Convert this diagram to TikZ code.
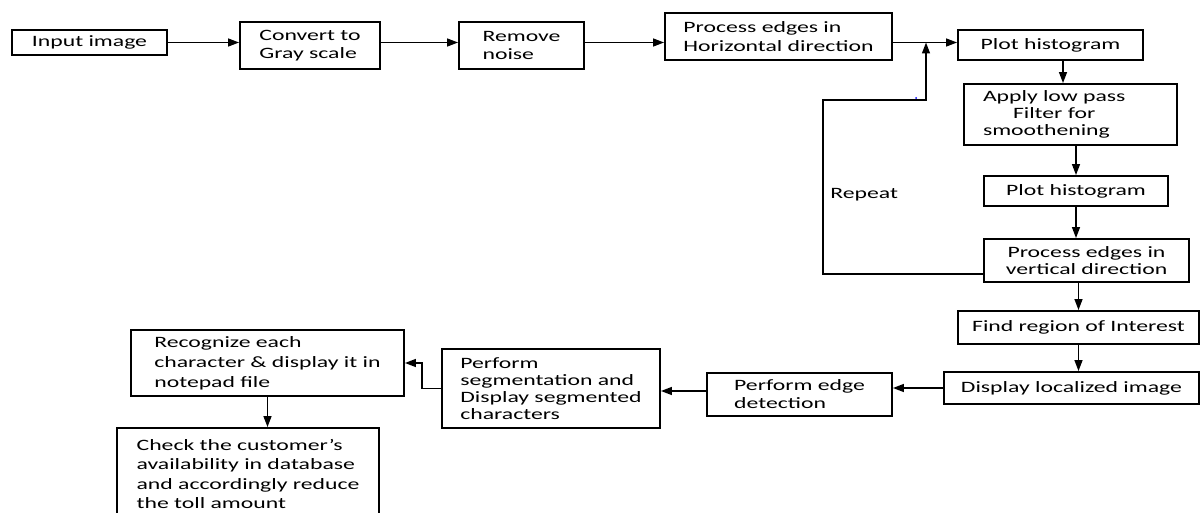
\documentclass[tikz,border=0pt]{standalone}
\usepackage{fontspec}
\setmainfont{Carlito}[FakeStretch=1.5]
\usetikzlibrary{arrows.meta}

\begin{document}
\begin{tikzpicture}[x=0.5pt, y=-0.5pt,
   box/.style = {draw, line width=0.95pt, align=left, inner sep=0pt,
                 font=\fontsize{7.9}{9}\selectfont},
   note/.style = {inner sep=0pt, font=\fontsize{7.9}{9}\selectfont},
   arrow/.style = {line width=0.7pt, -{Triangle[length=5.5pt,width=4pt]}}
                        ]
\clip (0,0) rectangle (1200,513);
% top row
\node (inp)   [box, align=center, minimum width=77.5pt, minimum height=12.5pt] at (89.5,42.5) {Input image};
\node (gray)  [box, minimum width=70pt, minimum height=23.5pt] at (310,45.5) {Convert to\\Gray scale};
\node (noise) [box, minimum width=62.5pt, minimum height=23.5pt] at (521.5,45.5) {Remove\\noise};
\node (proch) [box, minimum width=113.5pt, minimum height=23.5pt,
               font=\fontsize{7.9}{9.5}\selectfont] at (778.5,36.5) {Process edges in\\Horizontal direction};
% right column
\node (plot1) [box, align=center, minimum width=92.5pt, minimum height=15pt] at (1050.5,45) {Plot histogram};
\node (lowpass) [box, text width=87.5pt, inner xsep=9.5pt, minimum height=30.5pt,
                 font=\fontsize{7.9}{8.5}\selectfont] at (1070.5,114.5)
                {Apply low pass\\\hspace*{15pt}Filter for\\smoothening};
\node (plot2) [box, align=center, minimum width=92pt, minimum height=15pt] at (1076,191) {Plot histogram};
\node (procv) [box, align=center, minimum width=102.5pt, minimum height=21.5pt,
               font=\fontsize{7.9}{8.5}\selectfont] at (1086.5,260.5) {Process edges in\\vertical direction};
\node (roi)   [box, align=center, minimum width=120.5pt, minimum height=16.5pt] at (1078.5,327.5) {Find region of Interest};
\node (disp)  [box, align=center, minimum width=127.5pt, minimum height=16pt] at (1071.5,388) {Display localized image};
% bottom row
\node (edge)  [box, minimum width=92.5pt, minimum height=21.5pt] at (799.5,394.5) {Perform edge\\detection};
\node (seg)   [box, minimum width=109pt, minimum height=39.5pt,
               font=\fontsize{7.9}{8.5}\selectfont] at (551,388.5)
              {Perform\\segmentation and\\Display segmented\\characters};
\node (recog) [box, minimum width=136.5pt, minimum height=33pt,
               font=\fontsize{7.9}{9.9}\selectfont] at (267.5,363)
              {Recognize each\\character \& display it in\\notepad file};
\node (check) [box, minimum width=131pt, minimum height=46pt,
               font=\fontsize{7.9}{9.8}\selectfont] at (248,474)
              {Check the customer's\\availability in database\\and accordingly reduce\\the toll amount};
% feedback loop
\coordinate (rep1) at (823,100);
\coordinate (rep2) at (926,100);
\node (rpt) [note, anchor=west] at (830,195) {Repeat};
\fill[blue] (916,98) circle (1);
% connectors
\draw [arrow] (inp.east) -- (inp.east -| gray.west);
\draw [arrow] (gray.east |- inp.east) -- (noise.west |- inp.east);
\draw [arrow] (noise.east |- inp.east) -- (proch.west |- inp.east);
\draw [arrow] (proch.east |- inp.east) -- (plot1.west |- inp.east);
\draw [arrow] ([yshift=-6.75pt]procv.west) -| (rep1) -- (rep2) -- (rep2 |- inp.east);
\draw [arrow] ([xshift=6.25pt]plot1.south) -- ([xshift=6.25pt]plot1.south |- lowpass.north);
\draw [arrow] (plot2.north |- lowpass.south) -- (plot2.north);
\draw [arrow] (plot2.south) -- (plot2.south |- procv.north);
\draw [arrow] (roi.north |- procv.south) -- (roi.north);
\draw [arrow] (roi.south) -- (roi.south |- disp.north);
\draw [arrow] (disp.west) -- (disp.west -| edge.east);
\draw [arrow] ([yshift=1.75pt]edge.west) -- ([yshift=1.75pt]edge.west -| seg.east);
\draw [arrow] (seg.west) -- ++(-19,0) |- (recog.east);
\draw [arrow] (recog.south) -- (recog.south |- check.north);
\end{tikzpicture}
\end{document}
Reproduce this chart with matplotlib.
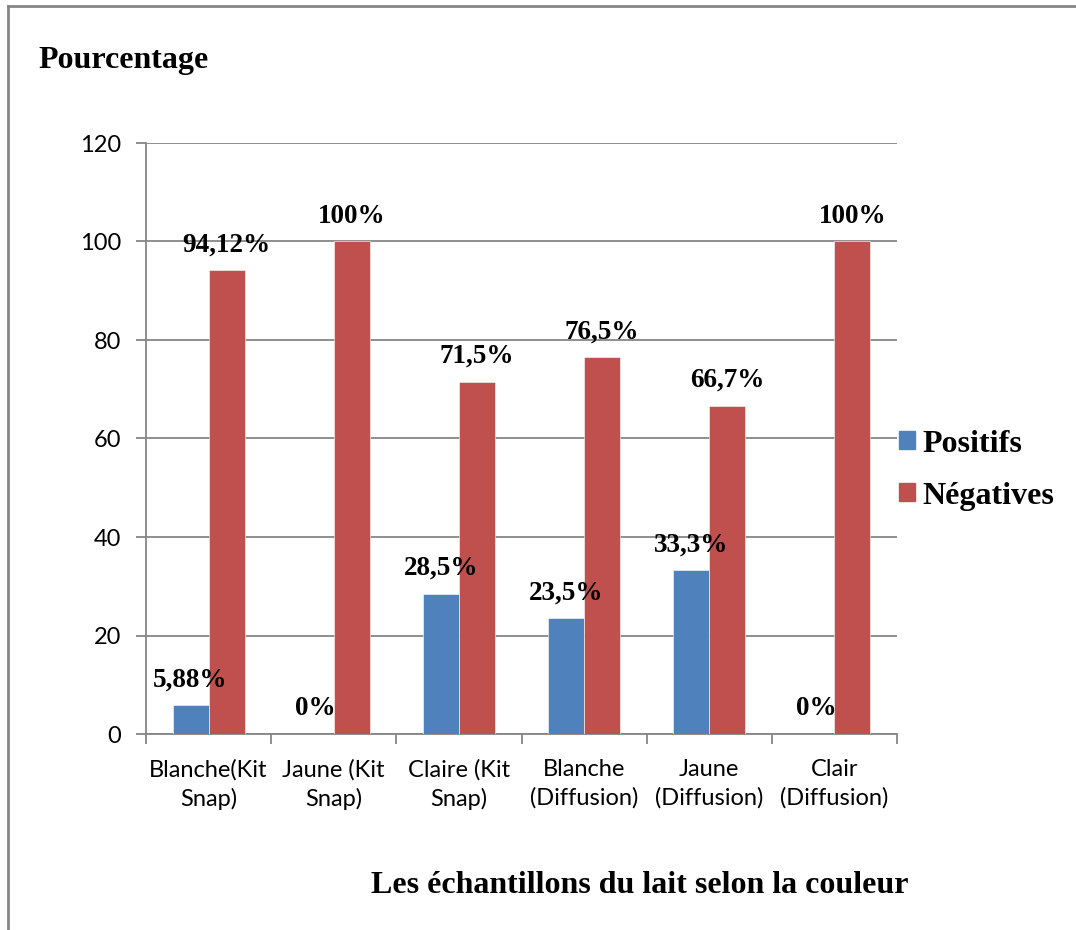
import matplotlib
matplotlib.use("Agg")
import matplotlib.pyplot as plt
from matplotlib.lines import Line2D
from matplotlib.patches import Patch
import numpy as np

# data
categories = ["Blanche(Kit\nSnap)", "Jaune (Kit\nSnap)", "Claire (Kit\nSnap)",
              "Blanche\n(Diffusion)", "Jaune\n(Diffusion)", "Clair\n(Diffusion)"]
positifs  = [5.88, 0, 28.5, 23.5, 33.3, 0]
negatives = [94.12, 100, 71.5, 76.5, 66.7, 100]
lab_pos = ["5,88%", "0%", "28,5%", "23,5%", "33,3%", "0%"]
lab_neg = ["94,12%", "100%", "71,5%", "76,5%", "66,7%", "100%"]

blue = "#4F81BD"
red  = "#C0504D"
grey = "#868686"
serif = "Liberation Serif"
sans  = "Lato"

W, H = 1076, 930
fig = plt.figure(figsize=(W / 100, H / 100), dpi=100)
ax = fig.add_axes([146 / W, 1 - 734 / H, (897 - 146) / W, (734 - 143) / H])

x = np.arange(len(categories))
bw = 0.288
b1 = ax.bar(x - bw / 2, positifs, bw, color=blue, edgecolor="white", linewidth=0.4, zorder=3)
b2 = ax.bar(x + bw / 2, negatives, bw, color=red, edgecolor="white", linewidth=0.4, zorder=3)

for bars, labs in ((b1, lab_pos), (b2, lab_neg)) :
    for r, t in zip(bars, labs) :
        ax.annotate(t, (r.get_x() + r.get_width() / 2, r.get_height()),
                    xytext=(0, 13.5), textcoords="offset points",
                    ha="center", va="baseline", fontsize=19.5,
                    fontweight="bold", family=serif, zorder=5)

ax.set_xlim(-0.5, len(categories) - 0.5)
ax.set_ylim(0, 120)
ax.set_yticks(range(0, 121, 20))
ax.yaxis.grid(True, color=grey, linewidth=1.3, zorder=0)
ax.tick_params(axis="y", direction="out", length=7, width=1.3, color=grey,
               labelsize=17, pad=11)
for lbl in ax.get_yticklabels() :
    lbl.set_family(sans)

ax.set_xticks(x)
ax.set_xticklabels(categories, family=sans, fontsize=17, linespacing=1.4)
ax.set_xticks(np.arange(-0.5, len(categories)), minor=True)
ax.tick_params(axis="x", which="major", length=0, pad=18)
ax.tick_params(axis="x", which="minor", direction="out", length=7, width=1.3, color=grey)

for s in ("top", "right") :
    ax.spines[s].set_visible(False)
for s in ("left", "bottom") :
    ax.spines[s].set_color(grey)
    ax.spines[s].set_linewidth(1.3)

# legend
handles = [Patch(color=blue), Patch(color=red)]
leg = fig.legend(handles, ["Positifs", "Négatives"], loc="center left",
                 bbox_to_anchor=(899 / W, 1 - 470 / H), frameon=False,
                 prop={"family": serif, "weight": "bold", "size": 23},
                 handlelength=0.5, handleheight=0.5, handletextpad=0.22,
                 labelspacing=0.72, borderpad=0, borderaxespad=0)

# titles
fig.text(38 / W, 1 - 68 / H, "Pourcentage", family=serif, fontweight="bold",
         fontsize=23, va="baseline", ha="left")
fig.text(640 / W, 1 - 893 / H, "Les échantillons du lait selon la couleur",
         family=serif, fontweight="bold", fontsize=23, va="baseline", ha="center")

# outer frame (open on the right/bottom, as cropped)
fig.add_artist(Line2D([8 / W, 8 / W], [0, 1 - 6 / H], color=grey, linewidth=2,
                      transform=fig.transFigure))
fig.add_artist(Line2D([8 / W, 1], [1 - 6 / H, 1 - 6 / H], color=grey, linewidth=2,
                      transform=fig.transFigure))

fig.savefig("out.png", dpi=100)
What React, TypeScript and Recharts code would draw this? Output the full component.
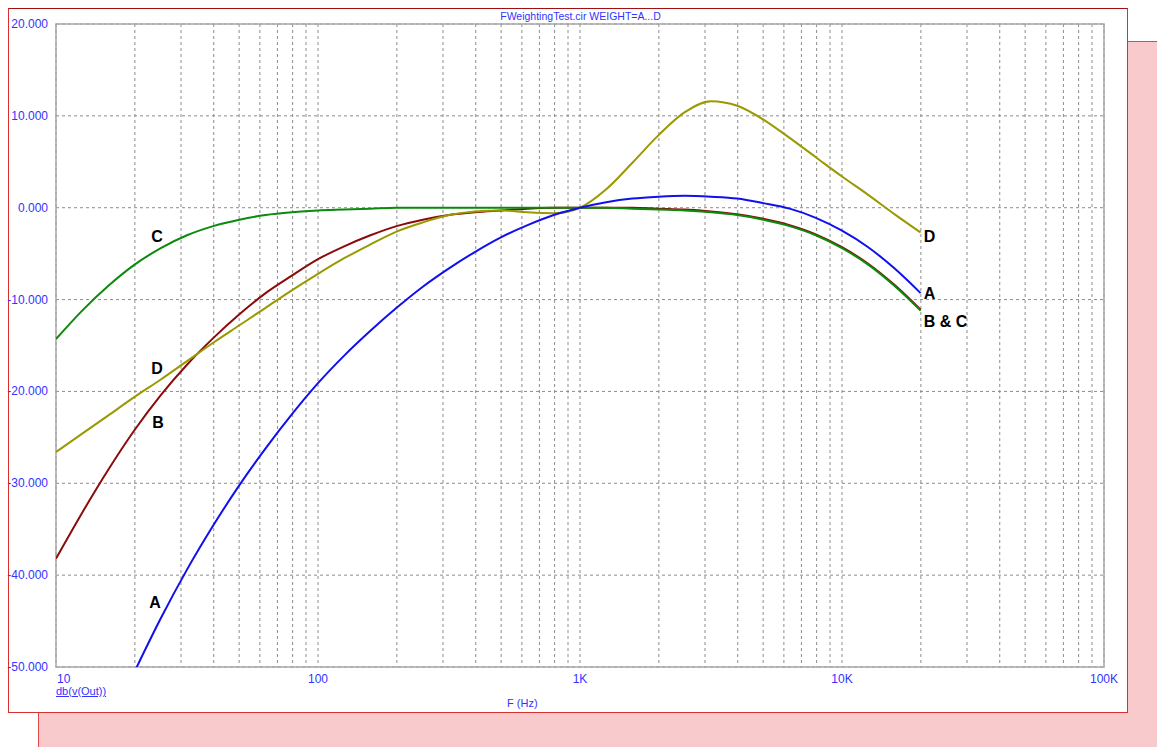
import React from 'react';
import {
  LineChart,
  Line,
  XAxis,
  YAxis,
  CartesianGrid,
  ReferenceArea,
  ReferenceDot,
} from 'recharts';

// frequencies in Hz (exact 1/3 octave centres)
const freqs = [
  10, 12.59, 15.85, 19.95, 25.12, 31.62, 39.81, 50.12, 63.1, 79.43, 100, 125.9, 158.5, 199.5, 251.2,
  316.2, 398.1, 501.2, 631, 794.3, 1000, 1259, 1585, 1995, 2512, 3162, 3981, 5012, 6310, 7943,
  10000, 12589, 15849, 19953,
];

// dB values; A is null below 20 Hz (off the chart)
const weightA = [
  null, null, null, -50.5, -44.7, -39.4, -34.6, -30.2, -26.2, -22.5, -19.1, -16.1, -13.4, -10.9,
  -8.6, -6.6, -4.8, -3.2, -1.9, -0.8, 0, 0.6, 1.0, 1.2, 1.3, 1.2, 1.0, 0.5, -0.1, -1.1, -2.5, -4.3,
  -6.6, -9.3,
];
const weightB = [
  -38.2, -33.2, -28.5, -24.2, -20.4, -17.1, -14.2, -11.6, -9.3, -7.4, -5.6, -4.2, -3.0, -2.0, -1.3,
  -0.8, -0.5, -0.3, -0.1, 0, 0, 0, 0, -0.1, -0.2, -0.4, -0.7, -1.2, -1.9, -2.9, -4.3, -6.1, -8.4,
  -11.1,
];
const weightC = [
  -14.3, -11.2, -8.5, -6.2, -4.4, -3.0, -2.0, -1.3, -0.8, -0.5, -0.3, -0.2, -0.1, 0, 0, 0, 0, 0, 0,
  0, 0, 0, -0.1, -0.2, -0.3, -0.5, -0.8, -1.3, -2.0, -3.0, -4.4, -6.2, -8.5, -11.2,
];
const weightD = [
  -26.6, -24.6, -22.6, -20.6, -18.7, -16.7, -14.7, -12.8, -10.9, -9.0, -7.2, -5.5, -4.0, -2.6,
  -1.6, -0.8, -0.4, -0.3, -0.5, -0.6, 0, 2.0, 4.9, 7.9, 10.4, 11.6, 11.1, 9.6, 7.6, 5.5, 3.4, 1.4,
  -0.7, -2.7,
];

const xTicks = [
  10, 20, 30, 40, 50, 60, 70, 80, 90, 100, 200, 300, 400, 500, 600, 700, 800, 900, 1000, 2000, 3000,
  4000, 5000, 6000, 7000, 8000, 9000, 10000, 20000, 30000, 40000, 50000, 60000, 70000, 80000,
  90000, 100000,
];
const xLabels: Record<number, string> = { 10: '10', 100: '100', 1000: '1K', 10000: '10K', 100000: '100K' };
const yTicks = [-50, -40, -30, -20, -10, 0, 10, 20];

// curve annotations: text, frequency, dB, anchor
const notes = [
  { text: 'C', f: 24.3, db: -3.1, anchor: 'middle' },
  { text: 'D', f: 24.3, db: -17.4, anchor: 'middle' },
  { text: 'B', f: 24.5, db: -23.3, anchor: 'middle' },
  { text: 'A', f: 23.9, db: -42.9, anchor: 'middle' },
  { text: 'D', f: 20000, db: -3.1, anchor: 'start' },
  { text: 'A', f: 20000, db: -9.3, anchor: 'start' },
  { text: 'B & C', f: 20000, db: -12.3, anchor: 'start' },
];

const data = freqs.map((f, i) => ({
  f,
  A: weightA[i],
  B: weightB[i],
  C: weightC[i],
  D: weightD[i],
}));

const TEXT_BLUE = '#3333ff';
const FONT = 'Arial, "Liberation Sans", sans-serif';

const XTick = ({ x, y, payload }: any) => {
  const label = xLabels[payload.value];
  if (!label) return null;
  return (
    <text
      x={payload.value === 10 ? x + 1 : x}
      y={y + 8}
      textAnchor={payload.value === 10 ? 'start' : 'middle'}
      fill={TEXT_BLUE}
      fontSize={12}
      fontFamily={FONT}
    >
      {label}
    </text>
  );
};

const YTick = ({ x, y, payload }: any) => (
  <text x={x} y={y + 4} textAnchor="end" fill={TEXT_BLUE} fontSize={12} fontFamily={FONT}>
    {payload.value.toFixed(3)}
  </text>
);

const NoteLabel = (text: string, anchor: string) => (props: any) => {
  const { viewBox } = props;
  const cx = viewBox.x + viewBox.width / 2;
  const cy = viewBox.y + viewBox.height / 2;
  return (
    <text
      x={anchor === 'start' ? cx + 3 : cx}
      y={cy + 6}
      textAnchor={anchor}
      fontSize={16}
      fontWeight="bold"
      fontFamily={FONT}
      fill="#000"
    >
      {text}
    </text>
  );
};

export default function App() {
  return (
    <div style={{ position: 'absolute', left: 0, top: 0, width: 1157, height: 747, background: '#fff', overflow: 'hidden' }}>
      <div
        style={{
          position: 'absolute',
          left: 38,
          top: 41,
          right: 0,
          bottom: 0,
          background: '#f8cacc',
          borderLeft: '1px solid #e04848',
          borderTop: '1px solid #e04848',
        }}
      />
      <div
        style={{
          position: 'absolute',
          left: 8,
          top: 8,
          width: 1118,
          height: 703,
          background: '#fff',
          border: '1px solid #d83030',
          borderTopColor: '#a01010',
        }}
      />
      <div style={{ position: 'absolute', left: 0, top: 0 }}>
        <LineChart width={1157} height={747} data={data} margin={{ top: 24, right: 53, bottom: 60, left: 4 }}>
          <CartesianGrid stroke="#8c8c8c" strokeDasharray="3 3" />
          <XAxis
            dataKey="f"
            type="number"
            scale="log"
            domain={[10, 100000]}
            ticks={xTicks}
            interval={0}
            allowDataOverflow
            axisLine={false}
            tickLine={false}
            tick={<XTick />}
            height={20}
          />
          <YAxis
            type="number"
            domain={[-50, 20]}
            ticks={yTicks}
            interval={0}
            allowDataOverflow
            axisLine={false}
            tickLine={false}
            tick={<YTick />}
            width={52}
          />
          <ReferenceArea x1={10} x2={100000} y1={-50} y2={20} fill="none" stroke="#a8a8a8" strokeWidth={1.5} />
          <Line dataKey="B" stroke="#8b0a0a" strokeWidth={2} dot={false} type="monotone" isAnimationActive={false} />
          <Line dataKey="C" stroke="#0b8a0b" strokeWidth={2} dot={false} type="monotone" isAnimationActive={false} />
          <Line dataKey="D" stroke="#999900" strokeWidth={2} dot={false} type="monotone" isAnimationActive={false} />
          <Line dataKey="A" stroke="#1010ee" strokeWidth={2} dot={false} type="monotone" connectNulls isAnimationActive={false} />
          {notes.map((n, i) => (
            <ReferenceDot
              key={i}
              x={n.f}
              y={n.db}
              r={0}
              fill="none"
              stroke="none"
              label={NoteLabel(n.text, n.anchor)}
            />
          ))}
        </LineChart>
      </div>
      <div
        style={{
          position: 'absolute',
          left: 0,
          width: 1157,
          top: 10,
          textAlign: 'center',
          paddingLeft: 2,
          color: TEXT_BLUE,
          fontFamily: FONT,
          fontSize: 10.5,
        }}
      >
        FWeightingTest.cir WEIGHT=A...D
      </div>
      <div
        style={{
          position: 'absolute',
          left: 56,
          top: 685,
          color: TEXT_BLUE,
          fontFamily: FONT,
          fontSize: 11,
          textDecoration: 'underline',
        }}
      >
        db(v(Out))
      </div>
      <div style={{ position: 'absolute', left: 507, top: 697, color: TEXT_BLUE, fontFamily: FONT, fontSize: 11 }}>
        F (Hz)
      </div>
    </div>
  );
}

» Work required: Identify the lines above with the word "this". Copy them.

» Response:
Convert this diagram to TikZ code.
Reproduce this chart with matplotlib.
What React, TypeScript and Recharts code would draw this? Output the full component.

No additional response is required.